Nondestructive testing during condition assessment on existing structures in the field is very important to safety and the protection of the environment. We have a large inventory of existing infrastructures that may have changed from the time they were originally manufactured as well as existing infrastructures that would not meet the current standards of design and fabrication. One goal with condition assessment is to minimize the risk of a catastrophic event such as the break of a large oil or gas pipeline, the collapse of a bridge or the failure of a large pressure vessel. These events still occur too frequently in our society.
Nondestructive testing can be used to evaluate, among others, the existence and size of cracks, changes in material thickness for corrosion, and the properties of the materials. Properties of the materials that can be of interest include the chemistry, mechanical properties and the cracking resistance under the service environment and/or the cyclic loads.

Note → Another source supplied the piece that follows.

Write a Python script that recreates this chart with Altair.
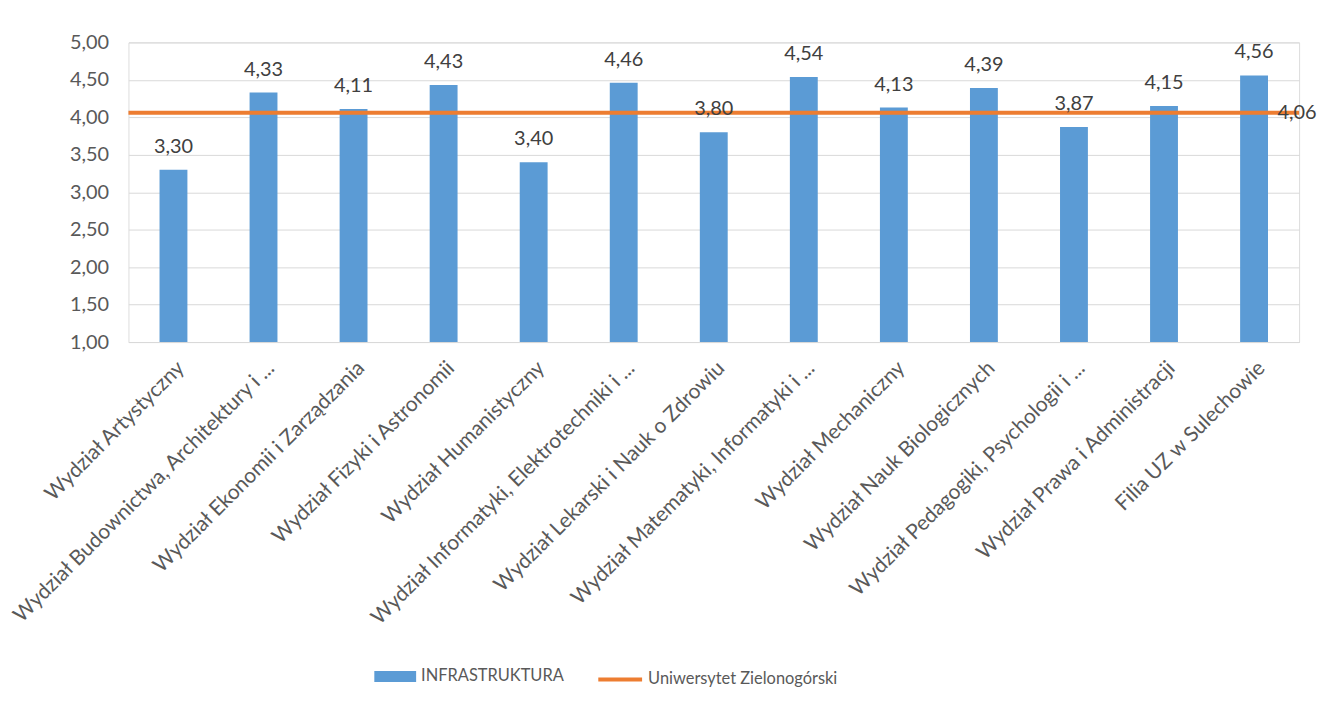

Nondestructive techniques for mechanical properties have proven capable of measuring the hardness, strength, and ductility of a material by utilizing a form of indentation referred to as frictional sliding, whereby a stylus is indented into a substrate and displaced laterally across the substrate surface. To determine the material properties, the stylus reaction forces and its relative displacement are monitored throughout the test. While the mechanisms of this process are well studied, implementation was previously difficult due to sample surface curvature, as well as situations in field environments during which a sample could not be removed and the material had to be tested in-situ (i.e., bridge, pipelines, sub-frames).
Recent industrial innovations by Bellemare et al., as outlined in U.S. Pat. No. 9,933,346, have enabled the utilization of these contact mechanics techniques in field conditions. One of the limitations in the apparatus described in U.S. Pat. No. 9,933,346, however, is the mechanical space required for implementing multiple styluses within one apparatus, a technique that has proven value in testing accuracy. Each stylus, which remains independent from the others due to the nature of the test, requires independent load application, alignment, and monitoring. As each of the components requires significant space, the size of the device can become unwieldy.